Bulldog boys basketball coach Dustin Leochner said Kirk wasn’t the most talented or gifted athlete, but there was never any question he would survive cuts to make this year’s squad. In explanation, Leochner notes Kirk is the only player on the team with a practice drill named in his honor.
That honor traces to Kirk’s participation in a rebound drill then called the “meat grinder.” The drill puts three players in the free-throw lane and the only way out is to rebound the ball and put it back through the hoop.
“When Ian was a sophomore he got caught in the meat grinder for a solid four or five minutes and literally collapsed on the floor at the end of the drill,” Leochner said. “Coaches and players helped him back up and applauded his effort and never-give-up attitude. From that point forward, the drill has been renamed the ‘Kirk-Grinder.’ He wears it as a badge of honor. That's Ian Kirk, and that's what he means to this team.
“The guy may lack for talent and physical gifts but puts forth the maximum amount of effort and never throws a pity party for himself.”
He went out for basketball so that he can stay in shape for baseball and to be with his friends, Kirk said. Those bonds of friendship were forged in the neighboring homes of teammates Quinn Twombly and Chad Berg, son of Baldwin High School football coach Mike Berg.
He has played on various teams with his fellow seniors since the third grade, Kirk said, and Berg coached many of those.
Kirk “will always be one of my favorite players,” coach Berg said.
“Ian is the best teammate that a coach and player could ask for,” he said. “Ian was the guy we built our team around. He always held his teammates accountable by encouraging and motivating them, calling them out when they made a mistake and being there when they needed someone to talk to.”
As Kirk’s sophomore junior varsity basketball coach, Berg also has an Ian Kirk story and it, too, involves rebounding.
“We were playing Ottawa at their place for the third time in our season,” Berg said. “We lost the two previous games, and it looked bleak the third game when our big men got in foul trouble. I remember putting Ian in the game, and he had to go against guys who were 6 inches taller. He did an awesome job keeping them out of the lane and getting every rebound off their misses. We ended up winning the game, and Ian was a big reason why.”

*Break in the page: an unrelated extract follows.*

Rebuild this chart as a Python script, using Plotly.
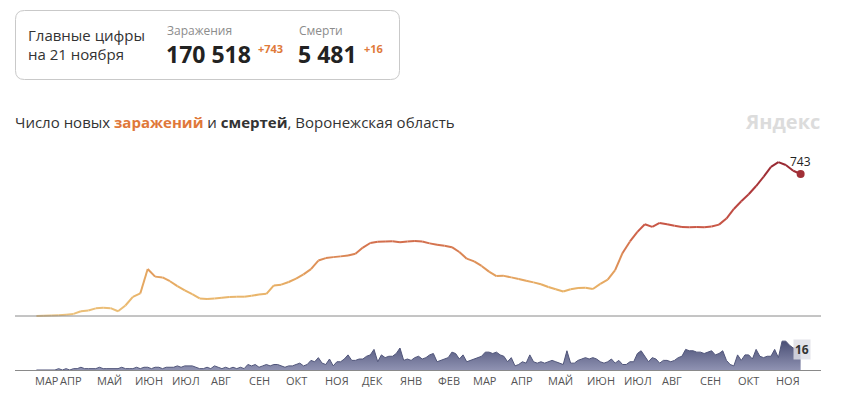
import plotly.graph_objects as go
import pandas as pd

W, H = 844, 403

# ---------------- data ----------------
# new cases, every 6 days from 2020-03-13 to 2021-11-21
case_start, case_end, case_step = "2020-03-13", "2021-11-21", "6D"
cases = [0, 1, 2, 4, 7, 11, 25, 29, 40, 43, 41, 25, 55, 100, 118, 246, 206, 202, 182, 156,
         134, 114, 92, 89, 92, 95, 100, 101, 101, 106, 112, 116, 160, 164, 178, 196, 218, 245, 290, 303,
         308, 312, 317, 326, 358, 382, 388, 390, 391, 386, 390, 392, 390, 380, 373, 367, 360, 335, 300, 286,
         262, 232, 209, 210, 202, 194, 184, 176, 166, 152, 140, 128, 140, 146, 148, 141, 168, 190, 240, 330,
         390, 440, 480, 466, 487, 480, 472, 466, 464, 465, 464, 468, 478, 510, 560, 600, 637, 680, 728, 780,
         805, 790, 760, 743]

# new deaths, every 3 days from 2020-03-13 to 2021-11-21
death_start, death_end, death_step = "2020-03-13", "2021-11-21", "3D"
deaths = [0, 0, 0, 0, 0, 0, 1, 0, 1, 0, 1, 1, 2, 1, 1, 1, 1, 2, 1, 1,
          1, 1, 1, 2, 1, 1, 1, 2, 1, 2, 2, 1, 2, 2, 1, 2, 2, 2, 3, 2,
          3, 3, 3, 2, 1, 1, 2, 1, 3, 2, 1, 2, 1, 2, 1, 2, 1, 4, 3, 4,
          2, 3, 4, 3, 4, 4, 3, 2, 3, 3, 4, 5, 3, 4, 7, 6, 9, 5, 4, 8,
          3, 6, 6, 8, 11, 7, 7, 8, 8, 10, 11, 15, 6, 11, 9, 10, 10, 12, 16, 7,
          8, 7, 9, 10, 8, 9, 11, 12, 6, 7, 8, 9, 13, 12, 8, 11, 6, 7, 8, 9,
          10, 13, 13, 12, 13, 11, 10, 6, 9, 3, 4, 6, 5, 11, 6, 5, 6, 5, 6, 7,
          6, 5, 4, 14, 5, 5, 7, 8, 9, 8, 9, 8, 6, 5, 6, 8, 5, 7, 4, 4,
          6, 6, 12, 14, 10, 6, 9, 8, 5, 7, 7, 6, 7, 9, 10, 15, 14, 14, 13, 13,
          12, 13, 14, 11, 12, 14, 7, 4, 3, 11, 7, 11, 11, 8, 15, 10, 9, 10, 10, 15,
          9, 21, 21, 18, 16, 16, 16]

month_labels = ["МАР", "АПР", "МАЙ", "ИЮН", "ИЮЛ", "АВГ", "СЕН", "ОКТ", "НОЯ", "ДЕК", "ЯНВ",
                "ФЕВ", "МАР", "АПР", "МАЙ", "ИЮН", "ИЮЛ", "АВГ", "СЕН", "ОКТ", "НОЯ"]
month_starts = ["2020-03-12", "2020-04-01", "2020-05-01", "2020-06-01", "2020-07-01", "2020-08-01",
                "2020-09-01", "2020-10-01", "2020-11-01", "2020-12-01", "2021-01-01", "2021-02-01",
                "2021-03-01", "2021-04-01", "2021-05-01", "2021-06-01", "2021-07-01", "2021-08-01",
                "2021-09-01", "2021-10-01", "2021-11-01"]

total_cases, new_cases = "170 518", "+743"
total_deaths, new_deaths = "5 481", "+16"
header_date = "на 21 ноября"

case_dates = pd.date_range(case_start, case_end, freq=case_step)
death_dates = pd.date_range(death_start, death_end, freq=death_step)

# ---------------- style helpers ----------------
FONT = "Open Sans"
X_RANGE = ["2020-02-24 16:30", "2021-12-07 11:15"]


def px_x(x):
    return x / W


def px_y(y):
    return 1 - y / H


stops = [(0, (236, 194, 124)), (150, (232, 176, 101)), (300, (220, 138, 85)),
         (450, (204, 92, 72)), (620, (180, 62, 62)), (800, (152, 40, 50))]


def case_color(v):
    for (v0, c0), (v1, c1) in zip(stops[:-1], stops[1:]):
        if v <= v1:
            t = max(0.0, (v - v0) / (v1 - v0))
            c = [round(a + (b - a) * t) for a, b in zip(c0, c1)]
            return "rgb(%d,%d,%d)" % tuple(c)
    return "rgb(%d,%d,%d)" % stops[-1][1]


fig = go.Figure()

# case line, coloured by height
for i in range(len(cases) - 1):
    fig.add_trace(go.Scatter(
        x=case_dates[i:i + 2], y=cases[i:i + 2], mode="lines",
        line=dict(color=case_color((cases[i] + cases[i + 1]) / 2), width=2),
        hoverinfo="skip", showlegend=False, xaxis="x", yaxis="y"))

fig.add_trace(go.Scatter(
    x=[case_dates[-1]], y=[cases[-1]], mode="markers",
    marker=dict(color=case_color(cases[-1]), size=8),
    showlegend=False, xaxis="x", yaxis="y"))

# deaths area
fig.add_trace(go.Scatter(
    x=death_dates, y=deaths, mode="lines", fill="tozeroy",
    line=dict(color="#50557a", width=1),
    fillgradient=dict(type="vertical", start=0, stop=20,
                      colorscale=[[0, "#8f92b2"], [1, "#4d5278"]]),
    showlegend=False, xaxis="x2", yaxis="y2"))

xdom = [px_x(15), px_x(821)]
ax_common = dict(visible=False, range=X_RANGE, type="date", domain=xdom, fixedrange=True)
fig.update_layout(
    width=W, height=H, margin=dict(l=0, r=0, t=0, b=0),
    paper_bgcolor="white", plot_bgcolor="rgba(0,0,0,0)",
    font=dict(family=FONT, color="#333"),
    xaxis=ax_common,
    xaxis2=dict(ax_common, anchor="y2"),
    yaxis=dict(visible=False, range=[-10.46, 868.5], domain=[px_y(318), px_y(150)], fixedrange=True),
    yaxis2=dict(visible=False, range=[0, 29.1], domain=[px_y(370), px_y(330)], fixedrange=True),
    showlegend=False,
)

# baselines
fig.add_shape(type="line", xref="paper", yref="y", x0=xdom[0], x1=xdom[1], y0=0, y1=0,
              line=dict(color="#8a8a8a", width=1))
fig.add_shape(type="line", xref="paper", yref="paper", x0=xdom[0], x1=xdom[1],
              y0=px_y(370.5), y1=px_y(370.5), line=dict(color="#8a8a8a", width=1))

# header box with rounded corners
x0, x1, y0, y1 = px_x(15.5), px_x(399.5), px_y(79.5), px_y(10.5)
rx, ry = 9 / W, 9 / H
path = (f"M {x0+rx},{y1} L {x1-rx},{y1} Q {x1},{y1} {x1},{y1-ry} L {x1},{y0+ry} "
        f"Q {x1},{y0} {x1-rx},{y0} L {x0+rx},{y0} Q {x0},{y0} {x0},{y0+ry} "
        f"L {x0},{y1-ry} Q {x0},{y1} {x0+rx},{y1} Z")
fig.add_shape(type="path", xref="paper", yref="paper", path=path,
              line=dict(color="#c9c9c9", width=1))


def text(x, y, s, size, color="#333", anchor="left", yanchor="middle", **kw):
    fig.add_annotation(x=px_x(x), y=px_y(y), xref="paper", yref="paper", text=s,
                       showarrow=False, xanchor=anchor, yanchor=yanchor,
                       font=dict(size=size, color=color, family=FONT), **kw)


text(26, 35, "Главные цифры", 15, "#333")
text(26, 54, header_date, 15, "#333")
text(165, 30, "Заражения", 12, "#8c8c8c")
text(164, 54, f"<b>{total_cases}</b>", 23, "#222")
text(256, 48, f"<b>{new_cases}</b>", 11, "#e07a3a")
text(297, 30, "Смерти", 12, "#8c8c8c")
text(296, 54, f"<b>{total_deaths}</b>", 23, "#222")
text(362, 48, f"<b>{new_deaths}</b>", 11, "#e07a3a")

text(13, 122, "Число новых <b><span style='color:#e0783a'>заражений</span></b> и <b>смертей</b>, "
              "Воронежская область", 15, "#333")
text(822, 122, "<b>Яндекс</b>", 20, "#dcdcdc", anchor="right")

# end labels
fig.add_annotation(x=case_dates[-1], y=cases[-1], xref="x", yref="y", text=str(cases[-1]),
                   showarrow=False, yshift=12, xanchor="center", yanchor="middle",
                   font=dict(size=12, color="#222", family=FONT))
fig.add_annotation(x=death_dates[-1], y=deaths[-1], xref="x2", yref="y2", text=f"<b>{deaths[-1]}</b>",
                   showarrow=False, xanchor="center", yanchor="middle", xshift=1, yshift=-1,
                   bgcolor="rgba(222,222,230,0.85)", borderpad=1,
                   font=dict(size=12, color="#333", family=FONT))

# month labels
for lab, d in zip(month_labels, month_starts):
    fig.add_annotation(x=d, y=px_y(380), xref="x2", yref="paper", text=lab, showarrow=False,
                       xanchor="left", yanchor="middle", xshift=-2,
                       font=dict(size=11, color="#555", family=FONT))

fig.write_html("out.html", config={"displayModeBar": False, "staticPlot": True},
               post_script="document.body.style.margin='0';")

Kirk played on Berg’s football teams the last four years. As a senior, he got meaningful minutes on the team that had an undefeated regular season and advanced to the quarterfinals of the 4A state playoffs. He played some as a junior when the Bulldogs had a big lead, but that wasn’t his team role, he said.
“I was the guy on the sidelines who kept everyone involved and motivated.”
That defines his role on this year’s basketball team, too, Kirk said. He’s the cheerleader with a ringside seat to the action. But his exuberance sometimes draws unwanted attention, such as when referees frowned on his exclaiming “and one” when a teammate was fouled while scoring or warning Bulldogs when opponents were setting screens.
“I get a little bit carried away,” he said. “In the De Soto game, I was shouting out screens to our guys. The ref thought I was yelling ‘moving screen’ and showing him up. Coach told me he threatened to give me a technical. It made me feel bad, so I went to the ref during a timeout and explained to him what I was doing. It was all good after that.”
Kirk will enroll at Wayland Baptist University in Plainview, Texas, next fall, where his father Mark Kirk, formerly with the Baker University theater department, now teaches. He will receive free tuition because of that relationship and plans to play football at the school, he said.
It’s a step that will take him far away from his high school friends, and Kirk is aware the clock is ticking on the daily camaraderie with his teammates and a senior class he says has no divide between jocks and the rest of the student body.
“There was a little bit of that our freshman year with the seniors,” he said. “We wanted to be different and be role models for underclassmen. The whole senior class is tight, not just athletes.”
He might be the ambassador to that outreach with his involvement in multiple school activities. Kirk plays trombone in the school band and has had parts in the school’s musicals and plays.
A year ago as a junior varsity player, Kirk sat with fellow students on the other side of the court during varsity games. Tapping into his theatrical roots, Kirk always pushed the envelop when students dressed for games as farmers, nerds or other themes, inviting comment from visiting fans.
“I just have my own personal style,” he said. “I wear bright colored clothing. I don't really care if people make fun of me. I just shrug it off.”
This year, the student body has made Kirk a favorite. If the Bulldogs have a comfortable late-game lead, BHS students can be counted on to start chanting his name as a cue for Leochner to get him on the floor.
“It was shocking at first because I wasn’t used to it, but now it just cracks me up,” he said.
The students cheer loudly every time Kirk rebounds, makes a pass or gets a steal, but go silent when he has a chance to score. So far, he hasn’t rewarded them with a basket from his signature hook shot or up-and-under move.
There’s a chance he’ll get another opportunity in tonight’s sub-state opener against Wamego.
“The hook shot is definitely my favorite, but I keep fading away too much,” he said. “I can just hear everybody catching their breath ready to explode. I’m hoping I score Friday.”